Issue (i): Whether depreciation on the written down value of goodwill arising on demerger could be disallowed in the second and subsequent years when depreciation on the same goodwill had been allowed in the first year.
Analysis: The claim related to goodwill recorded on demerger in the year relevant to the first assessment year, and depreciation on that goodwill had already been allowed in that initial year. Under the block of assets regime, the conditions relevant to admissibility of depreciation, including cost and business use, are to be examined in the first year of claim, while in subsequent years depreciation is ordinarily computed on the written down value. Once the asset enters the block and the earlier year's depreciation stands allowed, the Revenue cannot, without change in circumstances, deny depreciation in a later year on the same written down value. The Tribunal applied the principle of consistency and noted that any challenge to the nature or eligibility of the goodwill ought to have been made in the first year itself.
Conclusion: Depreciation on the written down value of goodwill was allowable; this issue was decided in favour of the assessee.
Issue (ii): Whether provision for liquidated damages under annual maintenance contracts was deductible as an accrued liability or disallowable as a contingent liability.
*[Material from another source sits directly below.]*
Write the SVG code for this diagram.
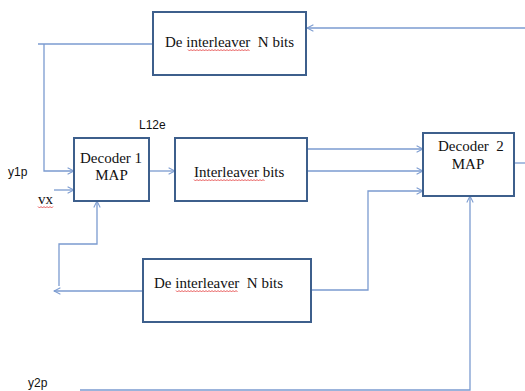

Analysis: The contracts imposed a liability to pay liquidated damages for delay in attending breakdown complaints, thereby creating a present obligation arising from past events. The liability was expected to result in outflow of resources, and the provision was computed on the basis of a consistently followed methodology derived from historical experience. The variation in percentages across regions was explained by differing service conditions and did not by itself make the estimate unscientific. The data showed that excess provision, if any, was reversed in the following year, and the provision represented an estimated contractual liability rather than a mere contingent claim. The tests governing recognition of a deductible provision, including present obligation, probable outflow, and reliable estimate, stood satisfied.
Conclusion: The provision for liquidated damages was deductible and the disallowance was unsustainable; this issue was decided in favour of the assessee.
Final Conclusion: The assessee succeeded on the two substantive disallowances, with depreciation on goodwill directed to be allowed and the provision for liquidated damages directed to be deleted; the remaining claims for TDS credit and interest computation were restored for fresh examination.